Agriculture also has a unique opportunity to revive and turn itself into the economy’s most important resource once deemed inconceivable) through the integrated cultivation of plants for foodstuffs, energy and raw materials – a ‘three-field economy’. In the cultivation of plants for raw materials, there lies a chance to ‘ecologise’ the chemical industry for a fundamental ‘metabolism’. Plants will replace petroleum as the diverse basic material of the future. In my book ‘The Solar Economy’ (under the heading ‘Forwards: towards the primary economy’) I described the fundamental importance of this development as a reorientation whereby agriculture’s marginalisation since the industrial revolution will be permanently ended, and a sociological decentralization (in place of further centralisation) will be introduced into our mega-cities.

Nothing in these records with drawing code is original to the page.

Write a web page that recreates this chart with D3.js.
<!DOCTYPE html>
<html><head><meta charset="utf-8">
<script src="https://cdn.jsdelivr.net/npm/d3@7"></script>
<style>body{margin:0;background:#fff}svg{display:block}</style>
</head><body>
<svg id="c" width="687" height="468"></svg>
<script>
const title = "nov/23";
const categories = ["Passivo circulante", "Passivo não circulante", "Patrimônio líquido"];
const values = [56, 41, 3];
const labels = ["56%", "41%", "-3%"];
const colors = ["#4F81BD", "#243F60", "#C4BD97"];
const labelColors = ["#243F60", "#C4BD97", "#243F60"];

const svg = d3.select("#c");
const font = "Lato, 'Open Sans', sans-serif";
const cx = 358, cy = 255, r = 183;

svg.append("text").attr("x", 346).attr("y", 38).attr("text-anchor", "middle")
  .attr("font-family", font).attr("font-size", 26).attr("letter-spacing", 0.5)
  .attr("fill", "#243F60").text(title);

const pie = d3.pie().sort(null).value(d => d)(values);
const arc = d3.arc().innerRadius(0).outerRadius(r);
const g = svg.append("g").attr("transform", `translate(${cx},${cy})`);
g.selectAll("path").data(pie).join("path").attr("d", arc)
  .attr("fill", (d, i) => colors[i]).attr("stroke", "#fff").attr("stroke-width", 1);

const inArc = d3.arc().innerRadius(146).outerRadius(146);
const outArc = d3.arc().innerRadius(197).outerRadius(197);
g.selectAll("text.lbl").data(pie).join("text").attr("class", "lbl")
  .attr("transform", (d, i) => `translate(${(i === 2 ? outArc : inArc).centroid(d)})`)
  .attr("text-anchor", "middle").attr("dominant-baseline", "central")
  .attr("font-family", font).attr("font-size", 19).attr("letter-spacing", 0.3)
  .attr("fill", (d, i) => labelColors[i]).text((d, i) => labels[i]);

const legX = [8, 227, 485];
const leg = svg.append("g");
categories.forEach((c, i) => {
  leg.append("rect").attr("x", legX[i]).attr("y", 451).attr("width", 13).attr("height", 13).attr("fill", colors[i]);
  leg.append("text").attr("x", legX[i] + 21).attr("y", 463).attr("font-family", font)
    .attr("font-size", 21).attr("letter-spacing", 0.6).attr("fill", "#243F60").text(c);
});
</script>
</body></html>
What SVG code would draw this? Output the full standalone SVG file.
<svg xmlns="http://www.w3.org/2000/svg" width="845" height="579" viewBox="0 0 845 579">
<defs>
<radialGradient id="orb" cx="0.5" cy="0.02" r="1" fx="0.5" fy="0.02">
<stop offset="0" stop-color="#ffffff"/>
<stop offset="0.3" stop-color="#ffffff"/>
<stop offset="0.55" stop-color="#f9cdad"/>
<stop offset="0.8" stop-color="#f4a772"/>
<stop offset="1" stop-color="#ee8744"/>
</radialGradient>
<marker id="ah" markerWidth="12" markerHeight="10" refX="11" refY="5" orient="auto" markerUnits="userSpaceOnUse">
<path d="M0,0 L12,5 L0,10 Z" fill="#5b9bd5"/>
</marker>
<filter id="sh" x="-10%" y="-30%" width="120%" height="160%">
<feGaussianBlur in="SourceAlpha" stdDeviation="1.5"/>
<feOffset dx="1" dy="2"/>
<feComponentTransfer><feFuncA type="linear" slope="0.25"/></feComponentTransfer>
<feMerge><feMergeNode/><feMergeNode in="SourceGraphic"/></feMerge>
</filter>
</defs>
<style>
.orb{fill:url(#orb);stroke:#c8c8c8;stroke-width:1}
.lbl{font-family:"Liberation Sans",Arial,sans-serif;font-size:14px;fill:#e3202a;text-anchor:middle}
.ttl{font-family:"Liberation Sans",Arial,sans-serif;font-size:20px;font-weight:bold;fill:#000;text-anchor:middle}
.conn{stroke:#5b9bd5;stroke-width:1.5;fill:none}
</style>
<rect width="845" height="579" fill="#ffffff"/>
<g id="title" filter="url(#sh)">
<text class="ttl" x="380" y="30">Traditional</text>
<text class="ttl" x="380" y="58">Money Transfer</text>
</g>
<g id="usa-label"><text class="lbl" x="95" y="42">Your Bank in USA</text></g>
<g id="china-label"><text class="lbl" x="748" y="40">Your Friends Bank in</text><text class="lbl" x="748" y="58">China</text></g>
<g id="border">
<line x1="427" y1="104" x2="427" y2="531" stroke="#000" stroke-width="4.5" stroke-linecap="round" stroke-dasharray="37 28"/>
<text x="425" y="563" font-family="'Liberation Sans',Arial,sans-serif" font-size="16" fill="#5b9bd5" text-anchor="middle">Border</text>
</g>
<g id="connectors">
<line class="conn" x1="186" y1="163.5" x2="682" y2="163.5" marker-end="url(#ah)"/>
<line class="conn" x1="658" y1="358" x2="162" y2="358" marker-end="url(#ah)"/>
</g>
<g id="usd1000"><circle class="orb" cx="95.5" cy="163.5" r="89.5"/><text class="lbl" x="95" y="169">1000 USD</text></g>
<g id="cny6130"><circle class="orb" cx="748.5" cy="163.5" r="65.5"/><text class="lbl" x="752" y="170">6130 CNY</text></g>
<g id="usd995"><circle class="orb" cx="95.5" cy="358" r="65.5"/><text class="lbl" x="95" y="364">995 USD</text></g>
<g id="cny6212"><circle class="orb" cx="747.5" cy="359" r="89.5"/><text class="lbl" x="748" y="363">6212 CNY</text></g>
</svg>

Opportunities for a natural second line of business and for increased productivity will also open up for the foodstuffs industry if it proceeds systematically and vigorously to commercialise its biological residues and waste – to produce electricity on its own or to produce and market bio-fuels.

Next to agriculture, it is the construction business, including the building materials industry, that will experience the largest upswing if it seizes the opportunities provided by solar construction. Numerous new building materials and construction methods – from glass that insulates as it produces electricity to energysaving wood constructions – could be employed. If every building is going to be capable of using cost-free solar energy optimally for heating and cooling purposes, it needs to adapt these new materials and methods to the conditions of the local topography and bio-climate – each with its own special solar plan. Solar retrofitting of the existing building stock plus new solar buildings are a goldmine for the construction trades, architecture and building engineers.

And, finally, there is the municipal (or local government) and regional energy business, which is taking electricity production back into its own hands and, as a partner for regional agriculture, is discovering the production and marketing of biofuels as a new line of work. The same holds true for the ‘energetic’ marketing of organic waste in cities and local governments. On the basis of local government marketing of all energetically useful biomass and waste material, as well as on the basis of direct utilisation of the local potential for solar radiation energy, wind, water, terrestrial and atmospheric heat, it is possible to come up with integrated utilisation plans that have short routes from production to consumption, plans with which a centrally organised energy business (with all the expensive outlays for its wide-ranging infrastructure) cannot compete.

In these local schemes, the public’s energy outlays remain in circulation inside municipal and regional economic channels. Even large energy corporations might be able to reconcile themselves with renewable energy by transforming themselves into holding companies for independently operating enterprises at the local and regional level; this way, they would also be able, in the words of Joseph A Schumpeter, “to avoid … coming down with a crash”, and instead “turn a rout … into orderly retreat”. As matters stand, however, they will probably be the last to attempt this.

In short, not only will new industrial enterprises emerge when renewable energy prevails, renewable energy will also open up opportunities for old branches of industry. The more autonomous investments flow into renewable energy, the faster old plant and equipment will be replaced by a new generation of decentralised energy facilities – and the better it will be for the industrial economy. What the energy business experiences as the destruction of capital breathes new life into industry and reinforces the economy at large.